De nouveaux travaux doivent être menés pour améliorer l'efficacité de cette politique. Je pense, monsieur le secrétaire d'État, aux concertations que mènent vos administrations avec les grands facturiers pour réduire les frais d'incidents liés aux rejets de prélèvement, en travaillant sur les systèmes d'échange de données entre les établissements bancaires et les grandes entreprises comme Orange, Engie ou EDF. Nous espérons que ces travaux aboutiront au plus vite.
D'autres pistes pourraient être explorées, notamment la mise en place par les banques de dispositifs gratuits de prévention, par exemple des dispositifs d'alerte par SMS ou sur les applications des téléphones modernes, en cas de paiement risquant d'entraîner un incident bancaire avec les frais afférents.
Au reste, les principales avancées en la matière ne sont pas le résultat de nouvelles lois que nous aurions pu voter dans l'hémicycle. Elles sont le fruit d'un large travail de concertation mené avec les parties prenantes – État, régulateur, consommateurs et établissements bancaires. Elles ont fait l'objet d'engagements volontaires des banques, puis d'un contrôle du régulateur.

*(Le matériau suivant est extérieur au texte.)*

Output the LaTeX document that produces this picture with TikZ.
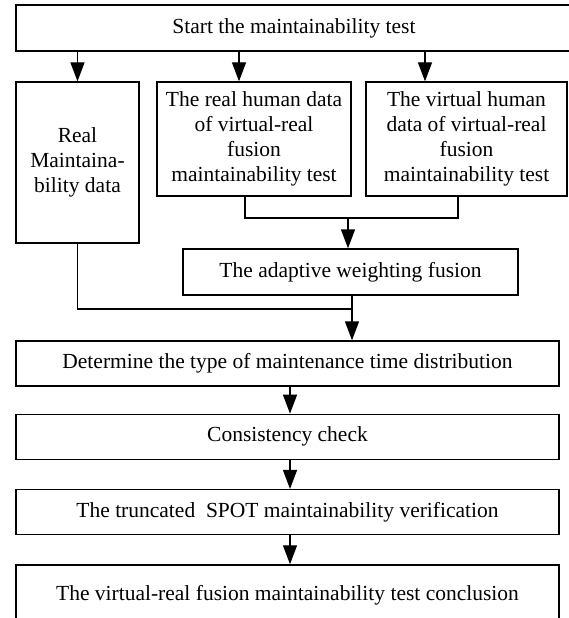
\documentclass[tikz,border=0pt]{standalone}
\usepackage{fontspec}
\setmainfont{Liberation Serif}
\usetikzlibrary{positioning, arrows.meta}

\begin{document}
\begin{tikzpicture}[x=1pt, y=-1pt,
		box/.style={draw, line width=1.3pt, inner sep=0pt, align=center,
			font=\fontsize{21.5}{25}\selectfont},
		wide/.style={box, minimum width=543pt, minimum height=45pt},
		arr/.style={line width=1.3pt, -{Triangle[length=19pt, width=14pt]}},
		link/.style={line width=1.3pt}]
		\useasboundingbox (0,0) rectangle (568,618);
		
		\node[box, minimum width=556pt, minimum height=46pt] (start) at (294,28) {Start the maintainability test};
		
		\node[box, minimum width=123pt, minimum height=161pt] (realdata) at (77.5,162.5) {Real\\Maintaina-\\bility data};
		\node[box, minimum width=194pt, minimum height=114pt] (realhuman) at (254,139) {The real human data\\of virtual-real\\fusion\\maintainability test};
		\node[box, minimum width=201pt, minimum height=114pt] (virthuman) at (466.5,139) {The virtual human\\data of virtual-real\\fusion\\maintainability test};
		
		\node[box, minimum width=335pt, minimum height=46pt] (fusion) at (350.5,272) {The adaptive weighting fusion};
		
		\node[wide] (determine) at (287.5,363.5) {Determine the type of maintenance time distribution};
		\node[wide, below=27pt of determine] (consistency) {Consistency check};
		\node[wide, below=29pt of consistency] (spot) {The truncated\ \ SPOT maintainability verification};
		\node[wide, minimum height=60pt, below=29pt of spot] (conclusion) {The virtual-real fusion maintainability test conclusion};
		
		% from the start box
		\draw[arr] (start.south -| realdata.north) -- (realdata.north);
		\draw[arr] ([xshift=-15pt]realhuman.north |- start.south) -- ([xshift=-15pt]realhuman.north);
		\draw[arr] ([xshift=-41.5pt]virthuman.north |- start.south) -- ([xshift=-41.5pt]virthuman.north);
		
		% the two human data boxes join
		\coordinate (join) at (348,218);
		\draw[link] ([xshift=-9pt]realhuman.south) |- (join);
		\draw[link] ([xshift=-8.5pt]virthuman.south) |- (join);
		\draw[arr] (join) -- (join |- fusion.north);
		
		% real data and fusion meet
		\coordinate (meet) at (352,309);
		\draw[link] (realdata.south) |- (meet);
		\draw[link] (fusion.south -| meet) -- (meet);
		\draw[arr] (meet) -- (meet |- determine.north);
		
		\draw[arr] ([xshift=2.5pt]determine.south) -- ([xshift=2.5pt]consistency.north);
		\draw[arr] ([xshift=2.5pt]consistency.south) -- ([xshift=2.5pt]spot.north);
		\draw[arr] ([xshift=2.5pt]spot.south) -- ([xshift=2.5pt]conclusion.north);
	\end{tikzpicture}
\end{document}
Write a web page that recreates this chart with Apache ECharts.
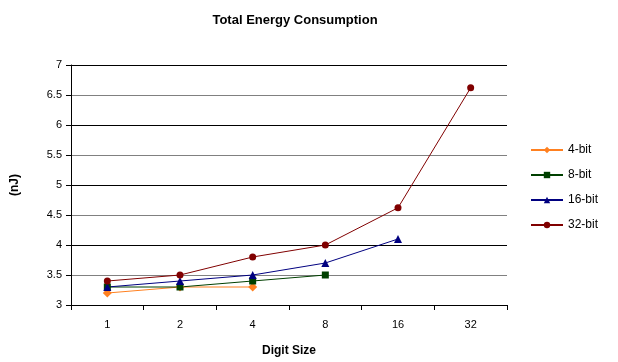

Les pistes de travail que je viens de tracer, peut-être plus encore que les avancées déjà effectives, doivent elles aussi faire l'objet de discussions et d'engagements de ce type. Adopter cette proposition de loi en l'état, de façon complètement unilatérale, pourrait éteindre la confiance dans laquelle se tiennent ces concertations et conduire les banques à y mettre fin, voire à revenir sur certains engagements, comme le plafonnement des frais à 25 euros par mois pour tous les clients éligibles à l'offre spécifique – ils se retrouveraient alors dans la catégorie des clients ordinaires, avec un plafond de frais à 40 euros par mois. Avouez que ce serait une drôle d'idée !
S'agissant du deuxième volet du texte sur le droit au compte, la moitié du travail a été fait. La proposition de loi dite Rixain permet à tout titulaire d'un compte joint d'ouvrir un compte individuel dans le cadre de la procédure du droit au compte, même en l'absence de violences conjugales. Je saisis l'occasion pour saluer le travail accompli à cet égard par les députés et les sénateurs, particulièrement notre collègue Marie-Pierre Rixain, présidente de la délégation aux droits des femmes et à l'égalité des chances entre les hommes et les femmes, qui a défendu ce texte très important.
Nous vous rejoignons sur la question de la coordination entre les dispositifs de lutte contre le blanchiment des capitaux et de financement du terrorisme et le droit au compte. Toutefois, en ces matières si sensibles pour la sécurité nationale, nous ne pouvons légiférer sans une étude d'impact présentant une analyse poussée des enjeux. Nous ne pouvons pas non plus nous exonérer d'une plus large concertation avec les acteurs du secteur bancaire mais aussi – et surtout – avec les autorités de régulation, les autorités judiciaires et les services de renseignement.
Tout en saluant l'esprit qui l'inspire, les députés du groupe Démocrates s'opposeront à ce texte.